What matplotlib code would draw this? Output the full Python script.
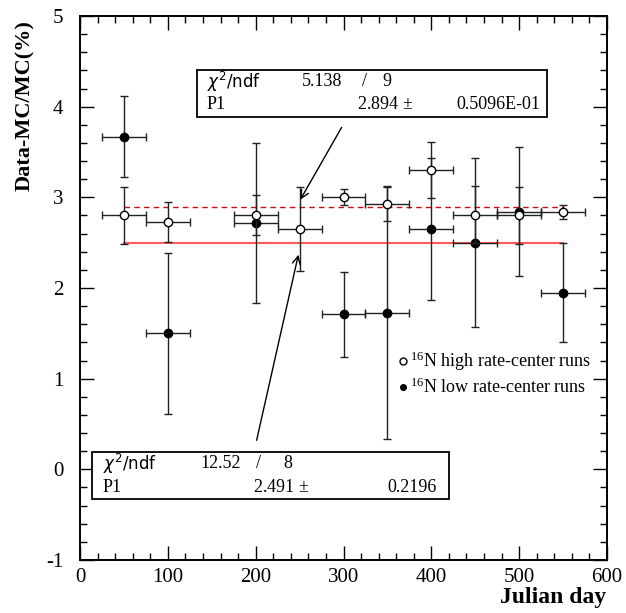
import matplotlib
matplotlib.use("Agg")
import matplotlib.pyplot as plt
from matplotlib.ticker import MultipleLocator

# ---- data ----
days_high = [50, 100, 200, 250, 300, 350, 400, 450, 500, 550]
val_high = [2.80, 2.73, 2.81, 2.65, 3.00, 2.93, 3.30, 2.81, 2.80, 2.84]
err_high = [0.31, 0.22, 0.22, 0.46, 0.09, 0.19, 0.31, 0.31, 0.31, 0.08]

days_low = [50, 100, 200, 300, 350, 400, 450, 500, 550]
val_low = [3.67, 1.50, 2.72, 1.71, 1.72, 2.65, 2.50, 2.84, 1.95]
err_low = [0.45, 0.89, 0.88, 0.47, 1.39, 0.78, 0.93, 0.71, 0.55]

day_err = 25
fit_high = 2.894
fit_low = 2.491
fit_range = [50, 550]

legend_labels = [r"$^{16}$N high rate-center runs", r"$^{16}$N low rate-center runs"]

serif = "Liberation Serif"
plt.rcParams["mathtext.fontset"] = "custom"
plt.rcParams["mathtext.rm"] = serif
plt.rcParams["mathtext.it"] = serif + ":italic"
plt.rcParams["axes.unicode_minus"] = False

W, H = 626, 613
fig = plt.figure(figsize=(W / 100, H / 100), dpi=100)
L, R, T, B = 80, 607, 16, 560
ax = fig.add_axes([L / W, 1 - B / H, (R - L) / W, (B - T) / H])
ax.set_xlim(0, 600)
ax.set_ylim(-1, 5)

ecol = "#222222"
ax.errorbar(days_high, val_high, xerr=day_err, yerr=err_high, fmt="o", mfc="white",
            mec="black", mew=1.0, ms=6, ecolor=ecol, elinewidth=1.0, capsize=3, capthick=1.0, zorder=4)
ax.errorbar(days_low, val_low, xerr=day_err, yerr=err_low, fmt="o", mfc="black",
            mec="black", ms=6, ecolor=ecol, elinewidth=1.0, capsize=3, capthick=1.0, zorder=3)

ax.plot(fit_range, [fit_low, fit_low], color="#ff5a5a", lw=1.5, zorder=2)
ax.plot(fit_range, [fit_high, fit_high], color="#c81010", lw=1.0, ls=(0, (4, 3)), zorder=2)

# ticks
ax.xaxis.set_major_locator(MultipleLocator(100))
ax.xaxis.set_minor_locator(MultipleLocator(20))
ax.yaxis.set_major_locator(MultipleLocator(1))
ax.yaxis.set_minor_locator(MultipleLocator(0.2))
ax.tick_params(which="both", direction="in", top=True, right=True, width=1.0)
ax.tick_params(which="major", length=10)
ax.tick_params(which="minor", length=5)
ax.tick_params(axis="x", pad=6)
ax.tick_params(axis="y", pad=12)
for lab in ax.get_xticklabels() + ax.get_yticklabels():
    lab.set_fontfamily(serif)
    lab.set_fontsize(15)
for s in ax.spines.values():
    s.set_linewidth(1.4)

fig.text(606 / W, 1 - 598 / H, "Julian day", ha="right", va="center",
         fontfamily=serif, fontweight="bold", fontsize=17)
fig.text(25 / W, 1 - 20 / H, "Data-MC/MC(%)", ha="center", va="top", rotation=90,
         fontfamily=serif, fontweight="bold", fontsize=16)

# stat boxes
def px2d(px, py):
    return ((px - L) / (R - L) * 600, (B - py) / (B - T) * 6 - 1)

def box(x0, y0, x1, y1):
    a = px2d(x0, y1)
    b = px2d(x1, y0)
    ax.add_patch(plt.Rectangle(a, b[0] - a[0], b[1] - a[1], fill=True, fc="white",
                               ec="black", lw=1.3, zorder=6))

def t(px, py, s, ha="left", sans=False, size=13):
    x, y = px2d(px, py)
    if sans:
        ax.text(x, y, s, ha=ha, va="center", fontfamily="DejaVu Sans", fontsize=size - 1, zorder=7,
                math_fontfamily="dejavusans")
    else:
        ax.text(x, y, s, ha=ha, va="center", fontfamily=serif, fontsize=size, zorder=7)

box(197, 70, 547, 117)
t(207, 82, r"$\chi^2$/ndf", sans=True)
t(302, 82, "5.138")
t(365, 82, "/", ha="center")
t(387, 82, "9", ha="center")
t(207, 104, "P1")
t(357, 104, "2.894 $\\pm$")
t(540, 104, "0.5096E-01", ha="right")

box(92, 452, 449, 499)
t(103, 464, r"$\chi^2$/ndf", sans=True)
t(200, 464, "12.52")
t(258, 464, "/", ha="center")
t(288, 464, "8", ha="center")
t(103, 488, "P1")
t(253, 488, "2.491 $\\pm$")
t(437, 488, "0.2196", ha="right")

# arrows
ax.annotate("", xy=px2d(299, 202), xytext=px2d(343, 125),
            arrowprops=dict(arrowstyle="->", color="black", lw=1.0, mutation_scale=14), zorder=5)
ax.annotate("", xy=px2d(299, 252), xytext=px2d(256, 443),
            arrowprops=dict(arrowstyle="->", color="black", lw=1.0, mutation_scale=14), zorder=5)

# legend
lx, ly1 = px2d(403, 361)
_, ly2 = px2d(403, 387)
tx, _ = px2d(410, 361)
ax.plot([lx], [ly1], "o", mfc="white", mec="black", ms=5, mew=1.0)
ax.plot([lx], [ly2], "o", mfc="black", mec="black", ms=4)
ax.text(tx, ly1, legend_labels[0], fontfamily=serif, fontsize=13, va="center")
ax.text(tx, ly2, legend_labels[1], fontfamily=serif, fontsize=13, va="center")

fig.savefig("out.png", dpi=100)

# WHAT THIS TASK INVOLVES
Find the word "matplotlib" in the data and show each line that holds it.

# TASK OUTPUT
What matplotlib code would draw this? Output the full Python script.
import matplotlib
matplotlib.use("Agg")
import matplotlib.pyplot as plt
from matplotlib.ticker import MultipleLocator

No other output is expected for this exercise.